“Right now, the simulation results are promising. We want to translate that into reality.”
The quadruped robot suspended a few inches above a treadmill inside San Diego State University’s engineering building looks a little bit like a headless, medium-sized dog. Its spindly mechanical legs appear ready to spring into action. Officially, its name is SQ1—robotic, perfunctory—but SDSU engineer Kaveh Akbari Hamed
is considering giving it a friendlier nickname. After all, it may one day help people with prosthetic legs to walk more naturally.
“Maybe ‘Diego,’ like San Diego State. What do you think, Julian?” Hamed asks his nearby graduate student, Julian Espinoza
, who nods in agreement before returning his attention to tweaking a code meant to stabilize drone flight.
Diego—or SQ1, until the nickname matter is settled—is the result of a recent three-year, $612,000 grant from the National Science Foundation awarded to Hamed, who joined SDSU in 2014. For the past 10 years, he has been working on autonomous robots but recently made the leap into the field of robotics-assisted prosthetics.
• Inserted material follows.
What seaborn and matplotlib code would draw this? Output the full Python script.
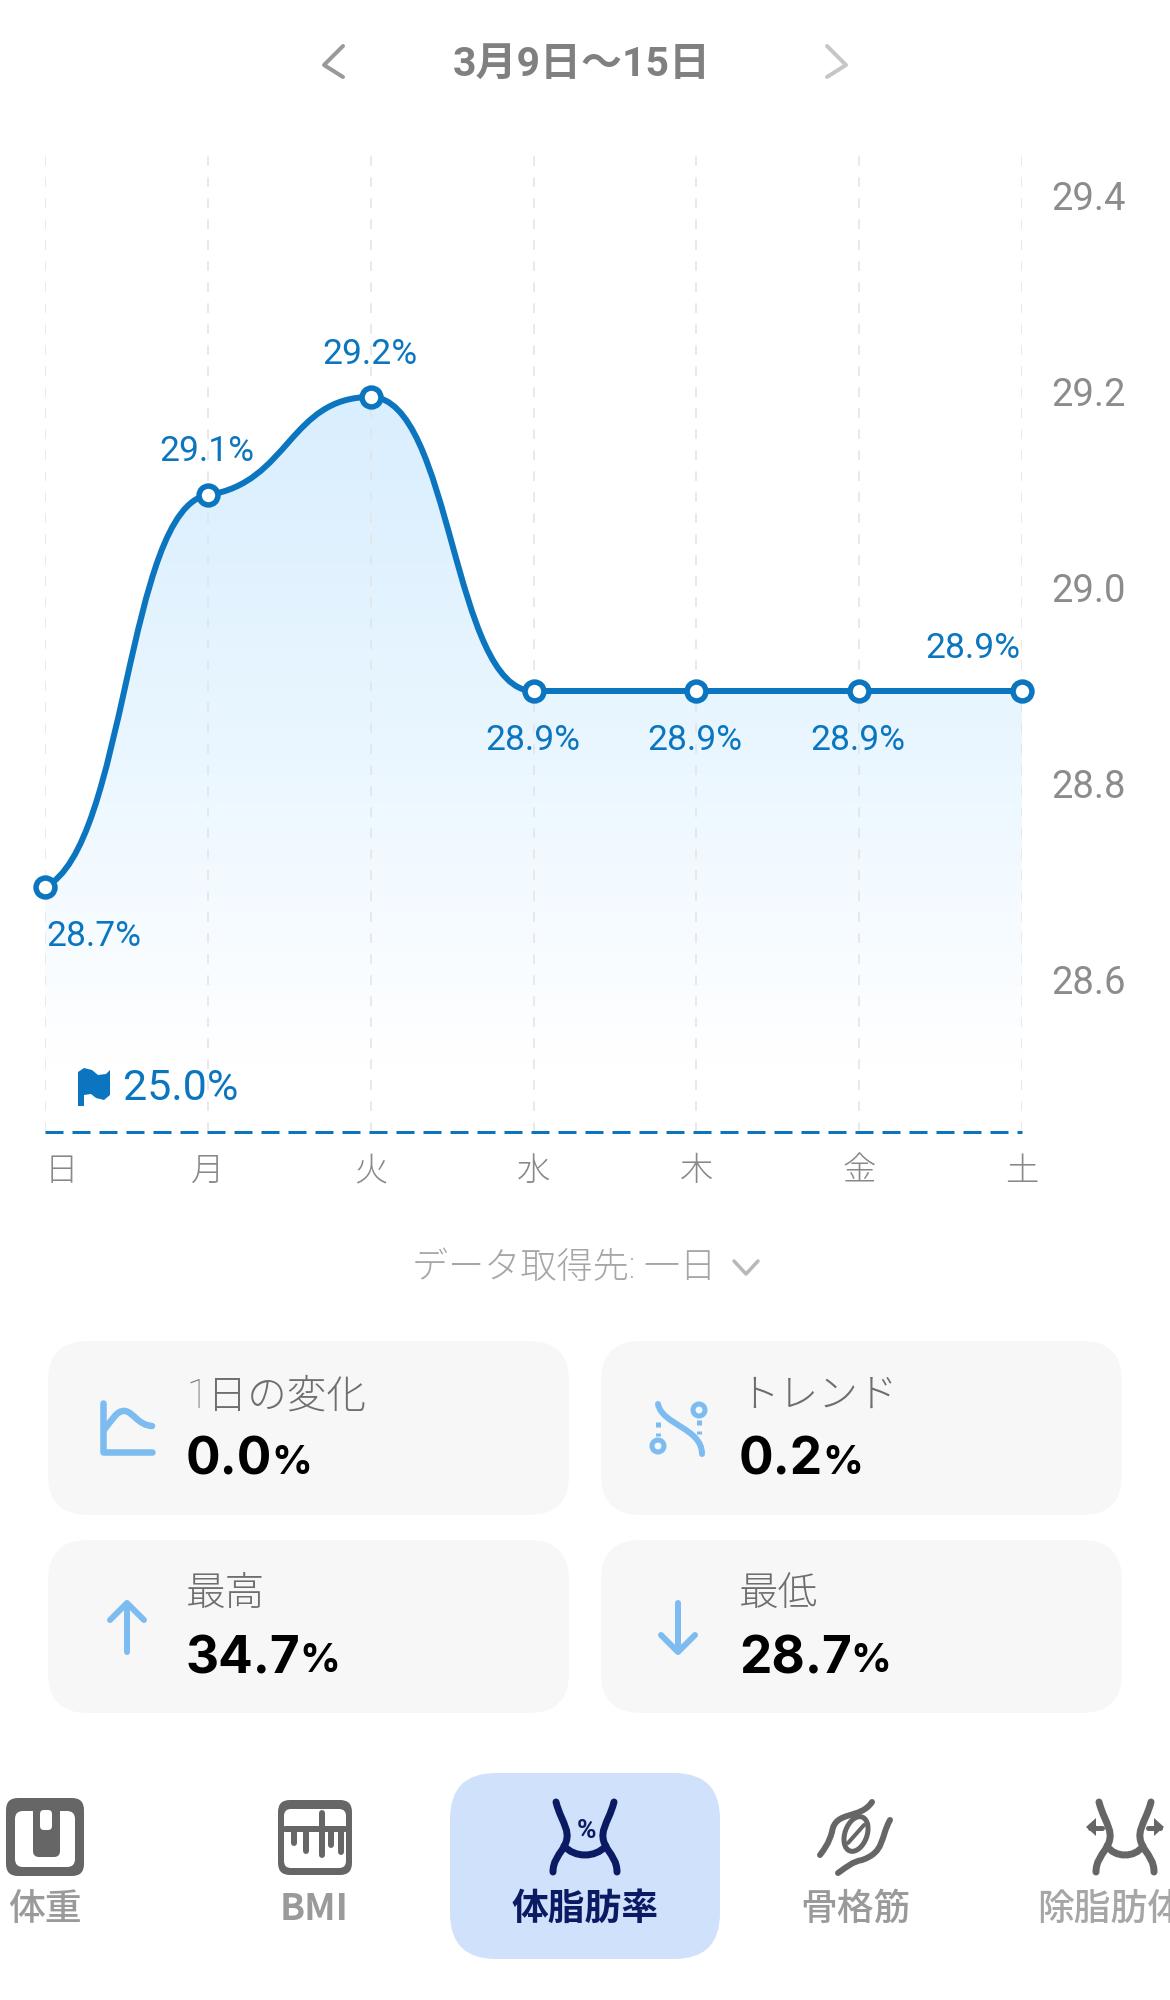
import numpy as np
import pandas as pd
import seaborn as sns
import matplotlib
matplotlib.use('Agg')
import matplotlib.pyplot as plt
from matplotlib.colors import LinearSegmentedColormap
from matplotlib.patches import FancyBboxPatch, PathPatch, Ellipse
from matplotlib.path import Path
from matplotlib.transforms import ScaledTranslation

# data
days = ['日', '月', '火', '水', '木', '金', '土']
values = [28.7, 29.1, 29.2, 28.9, 28.9, 28.9, 28.9]
value_labels = ['28.7%', '29.1%', '29.2%', '28.9%', '28.9%', '28.9%', '28.9%']
y_ticks = [28.6, 28.8, 29.0, 29.2, 29.4]
goal_label = '25.0%'
axis_floor = 28.45
title = '3月9日〜15日'
source_label = 'データ取得先: 一日'
card_titles = ['1日の変化', 'トレンド', '最高', '最低']
card_values = ['0.0', '0.2', '34.7', '28.7']
tab_labels = ['体重', 'BMI', '体脂肪率', '骨格筋', '除脂肪体重']

BLUE = '#0b76bf'
LIGHT = '#7dbcf0'
NAVY = '#0b1b63'
GREY_ICON = '#666666'
PX = 0.72  # one pixel in points at dpi 100

sns.set_theme(style='white')
plt.rcParams['font.family'] = ['Roboto', 'Noto Sans CJK JP', 'DejaVu Sans']
plt.rcParams['axes.unicode_minus'] = False

fig = plt.figure(figsize=(11.7, 20), dpi=100, facecolor='white')

# pixel canvas for the app chrome
ui = fig.add_axes([0, 0, 1, 1])
ui.set_xlim(0, 1170)
ui.set_ylim(2000, 0)
ui.axis('off')

# plot area: x 45..1022, y 153..1132 px
ax = fig.add_axes([45 / 1170, 1 - 1132 / 2000, 977 / 1170, 979 / 2000])
ax.patch.set_alpha(0)
df = pd.DataFrame({'day': days, 'value': values})


def curve_path(values):
    # smooth the segments between the values with bezier handles
    secants = np.diff(values)
    slopes = [secants[0] * 0.2]
    for a, b in zip(secants[:-1], secants[1:]):
        slopes.append(0.25 * np.sign(a) * min(abs(a), abs(b)) if a * b > 0 else 0.0)
    slopes.append(0.0)
    verts = [(0, values[0])]
    codes = [Path.MOVETO]
    for i in range(len(values) - 1):
        h = 0.5
        verts += [(i + h, values[i] + slopes[i] * h),
                  (i + 1 - h, values[i + 1] - slopes[i + 1] * h),
                  (i + 1, values[i + 1])]
        codes += [Path.CURVE4] * 3
    return verts, codes


verts, codes = curve_path(values)

# gradient under the curve
fade = LinearSegmentedColormap.from_list('fade', ['#d9eefe', '#e9f6ff', '#ffffff'])
area_verts = verts + [(len(values) - 1, axis_floor), (0, axis_floor), (0, values[0])]
area_codes = codes + [Path.LINETO, Path.LINETO, Path.CLOSEPOLY]
area = PathPatch(Path(area_verts, area_codes), transform=ax.transData, fc='none', ec='none')
ax.add_patch(area)
grad = ax.imshow(np.linspace(0, 1, 256).reshape(-1, 1), cmap=fade, aspect='auto',
                 extent=(0, 6, axis_floor + 0.07, max(values)), origin='upper', zorder=1)
grad.set_clip_path(area)

sns.scatterplot(data=df, x='day', y='value', ax=ax, s=185, color='white', edgecolor=BLUE,
                linewidth=5.5 * PX, zorder=5, clip_on=False, legend=False)
ax.add_patch(PathPatch(Path(verts, codes), fc='none', ec=BLUE, lw=6 * PX, zorder=4,
                       capstyle='round', clip_on=False))
ax.axhline(axis_floor, color=BLUE, lw=3 * PX, ls=(0, (6, 3)), zorder=3, clip_on=False)

ax.set_xlim(0, 6)
ax.set_ylim(axis_floor, axis_floor + 979 / 980)
ax.set_xlabel('')
ax.set_ylabel('')
for s in ax.spines.values():
    s.set_visible(False)
ax.xaxis.grid(True, color='#e3e3e3', lw=1.5 * PX, ls=(0, (6.5, 7.5)), zorder=2)
ax.yaxis.grid(False)
ax.set_axisbelow(False)
ax.yaxis.tick_right()
ax.set_yticks(y_ticks)
ax.set_yticklabels([f'{v:.1f}' for v in y_ticks], color='#8c8c8c', fontsize=27.5)
ax.tick_params(axis='y', length=0, pad=21)
ax.tick_params(axis='x', length=0, pad=16)
ax.set_xticks(range(len(days)))
ax.set_xticklabels(days, color='#888888', fontsize=24, family='Noto Sans CJK JP',
                   fontweight='light')
ax.get_xticklabels()[0].set_ha('left')
# tick labels sit a little above their value; tick_params resets transforms so do this last
lift = ScaledTranslation(0, 5 / 100, fig.dpi_scale_trans)
for lab in ax.get_yticklabels():
    lab.set_transform(lab.get_transform() + lift)

# value labels: offset in pixels from each point
offsets = [(1, 49), (-1, -43), (-1, -43), (-1, 50), (-1, 50), (-1, 50), (-49, -43)]
for i, (lab, off) in enumerate(zip(value_labels, offsets)):
    ax.annotate(lab, (i, values[i]), xytext=(off[0] * PX, -off[1] * PX),
                textcoords='offset points', color=BLUE, fontsize=25.5,
                ha='left' if i == 0 else 'center', va='center', zorder=6)

# goal flag
flag = [(78, 1072), (84, 1068), (92, 1070), (98, 1075), (106, 1074), (110, 1070), (110, 1095),
        (104, 1100), (96, 1098), (91, 1094), (84, 1095), (84, 1106), (78, 1106)]
ui.fill(*zip(*flag), color=BLUE, lw=0)
ui.text(123, 1088, goal_label, color=BLUE, fontsize=31, va='center', ha='left')

# header
ui.text(582, 65, title, color='#808080', fontsize=29.5, fontweight='bold', va='center', ha='center')
ui.plot([343, 324, 343], [46, 65, 77], color='#999999', lw=4 * PX, solid_capstyle='round')
ui.plot([827, 846, 827], [46, 65, 77], color='#c6c6c6', lw=4 * PX, solid_capstyle='round')

# source selector
ui.text(412, 1268, source_label, color='#a6a6a6', fontsize=26, fontweight='light',
        va='center', ha='left')
ui.plot([734, 746, 758], [1261, 1274, 1261], color='#b8b8b8', lw=3.5 * PX, solid_capstyle='round')


def rounded(x0, y0, x1, y1, r, color):
    ui.add_patch(FancyBboxPatch((x0 + r, y0 + r), x1 - x0 - 2 * r, y1 - y0 - 2 * r,
                                boxstyle=f'round,pad={r},rounding_size={r}', fc=color, ec='none'))


def stroke(points, color, lw, cap='round'):
    # points: start, then triples of bezier control points
    codes = [Path.MOVETO] + [Path.CURVE4] * (len(points) - 1)
    ui.add_patch(PathPatch(Path(points, codes), fc='none', ec=color, lw=lw * PX, capstyle=cap))


# cards
card_boxes = [(48, 1341, 569, 1515), (601, 1341, 1122, 1515), (48, 1540, 569, 1713), (601, 1540, 1122, 1713)]
card_x = [186, 739, 186, 739]
title_y = [1396, 1396, 1594, 1594]
value_y = [1461, 1461, 1660, 1660]
renderer = fig.canvas.get_renderer()
for box, tx, ty, vy, name, val in zip(card_boxes, card_x, title_y, value_y, card_titles, card_values):
    rounded(*box, 40, '#f7f7f7')
    ui.text(tx, ty, name, color='#6e6e6e', fontsize=28.5, fontweight='light', va='center', ha='left')
    t = ui.text(tx, vy, val, color='black', fontsize=37, fontweight='bold', va='center', ha='left',
                family=['Inter', 'Roboto'])
    ext = t.get_window_extent(renderer)
    ui.text(ext.x1 - 1, vy + 2, '%', color='black', fontsize=29, fontweight='bold', va='center',
            ha='left', family=['Inter', 'Roboto'])

# card icons
ui.plot([103, 103, 152], [1403, 1452, 1452], color=LIGHT, lw=6.5 * PX, solid_capstyle='round',
        solid_joinstyle='round')
stroke([(104, 1430), (112, 1420), (117, 1410), (125, 1411), (133, 1412), (138, 1425), (152, 1426)], LIGHT, 6.5)
stroke([(658, 1404), (662, 1425), (702, 1428), (702, 1454)], LIGHT, 6)
for cx, cy in [(658, 1446), (699, 1410)]:
    ui.add_patch(Ellipse((cx, cy), 12, 12, fc='none', ec=LIGHT, lw=5 * PX))
ui.plot([658, 658], [1422, 1436], color=LIGHT, lw=5 * PX, ls=(0, (1, 1.2)))
ui.plot([699, 699], [1420, 1434], color=LIGHT, lw=5 * PX, ls=(0, (1, 1.2)))
ui.plot([127, 127], [1604, 1652], color=LIGHT, lw=6 * PX, solid_capstyle='round')
ui.plot([110, 127, 144], [1620, 1603, 1620], color=LIGHT, lw=6 * PX, solid_capstyle='round',
        solid_joinstyle='round')
ui.plot([678, 678], [1603, 1651], color=LIGHT, lw=6 * PX, solid_capstyle='round')
ui.plot([661, 678, 695], [1635, 1652, 1635], color=LIGHT, lw=6 * PX, solid_capstyle='round',
        solid_joinstyle='round')

# bottom tabs
rounded(450, 1773, 720, 1959, 46, '#d0e1fb')
tab_x = [45, 314, 585, 855, 1037]
tab_colors = ['#9a9a9a', '#9a9a9a', NAVY, '#9a9a9a', '#a6a6a6']
tab_weights = ['medium', 'bold', 'bold', 'medium', 'medium']
for i, (name, x) in enumerate(zip(tab_labels, tab_x)):
    ui.text(x, 1909, name, color=tab_colors[i], fontsize=26.5, fontweight=tab_weights[i], va='center',
            ha='left' if i == 4 else 'center', family=['Noto Sans CJK JP', 'Roboto'])

# tab 1: scale
rounded(6, 1798, 84, 1876, 12, GREY_ICON)
rounded(15, 1811, 75, 1867, 8, 'white')
rounded(33, 1800, 60, 1857, 6, GREY_ICON)
rounded(40, 1810, 52, 1830, 4, 'white')

# tab 2: BMI ruler
rounded(278, 1800, 352, 1875, 12, GREY_ICON)
rounded(284, 1809, 346, 1868, 7, 'white')
ui.plot([285, 345], [1829, 1829], color=GREY_ICON, lw=6 * PX)
for tx, t0, t1 in [(294, 1829, 1843), (306, 1829, 1851), (322, 1813, 1855), (331, 1829, 1845), (341, 1829, 1852)]:
    ui.plot([tx, tx], [t0, t1], color=GREY_ICON, lw=6 * PX, solid_capstyle='round')


def body(cx, half, color, lw=7):
    stroke([(cx - half, 1802), (cx - half + 6, 1825), (cx - half + 18, 1832), (cx - half + 6, 1850),
            (cx - half + 2, 1856), (cx - half - 3, 1862), (cx - half - 3, 1872)], color, lw)
    stroke([(cx + half, 1802), (cx + half - 6, 1825), (cx + half - 18, 1832), (cx + half - 6, 1850),
            (cx + half - 2, 1856), (cx + half + 3, 1862), (cx + half + 3, 1872)], color, lw)
    stroke([(cx - half + 8, 1846), (cx - 10, 1858), (cx + 10, 1858), (cx + half - 8, 1846)], color, lw)


# tab 3: body fat
body(585, 29, NAVY)
ui.text(587, 1831, '%', color=NAVY, fontsize=19, fontweight='bold', ha='center', va='center')

# tab 4: muscle
stroke([(872, 1802), (860, 1820), (835, 1810), (832, 1832), (828, 1845), (825, 1848), (820, 1855)], GREY_ICON, 6)
stroke([(890, 1820), (880, 1838), (885, 1852), (862, 1860), (852, 1862), (848, 1866), (838, 1873)], GREY_ICON, 6)
ui.add_patch(Ellipse((856, 1834), 22, 36, angle=20, fc='none', ec=GREY_ICON, lw=5 * PX))
ui.plot([848, 864], [1843, 1825], color=GREY_ICON, lw=4 * PX)

# tab 5: lean mass
body(1125, 26, GREY_ICON)
ui.fill([1086, 1096, 1096], [1827, 1818, 1836], color=GREY_ICON, lw=0)
ui.plot([1090, 1102], [1828, 1828], color=GREY_ICON, lw=5 * PX)
ui.plot([1148, 1160], [1828, 1828], color=GREY_ICON, lw=5 * PX)
ui.fill([1164, 1154, 1154], [1827, 1818, 1836], color=GREY_ICON, lw=0)

fig.savefig('out.png', dpi=100)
At SDSU, Hamed is using SQ1 and other robots like it to write and test local-control algorithms that make the robots walk naturally and efficiently. Whereas most approaches to robotic leg movement rely upon a centralized computer system that monitors and controls each limb, he is working on a decentralized system. Ideally, each leg would sense its own pressure and angle and respond accordingly to maintain a balanced gait.
“It’s based on the biology of animals,” Hamed said. “Studies have shown that in animals, locomotion is decentralized. Each leg monitors its own feedback and has its own controllers.”
While the brain directs higher-level functions like turning in a particular direction or stepping over a crack, the simple act of walking while keeping your balance is handled primarily by signals sent between the leg muscles and spinal cord—in other words, local control.
With centralized control systems, if something goes wrong with central control, it affects the entire system, Hamed said. The benefit of making prosthetic legs with local control is that each leg operates independently, reducing the chances of a system-wide crash. It’s also more energy efficient, meaning batteries can last longer.
“But mathematically, the problem is very complicated,” he said.
As Hamed develops these local-control algorithms at SDSU, he hands them off to his collaborator at the University of Texas at Dallas, Robert Gregg, who tests them with a powered prosthetic leg for humans. Ultimately, their goal is to imbue the prosthetic leg with a balancing algorithm that makes walking with it effortless, automatic and energy efficient.
“Right now, the simulation results are promising,” Hamed said. “We want to translate that into reality.”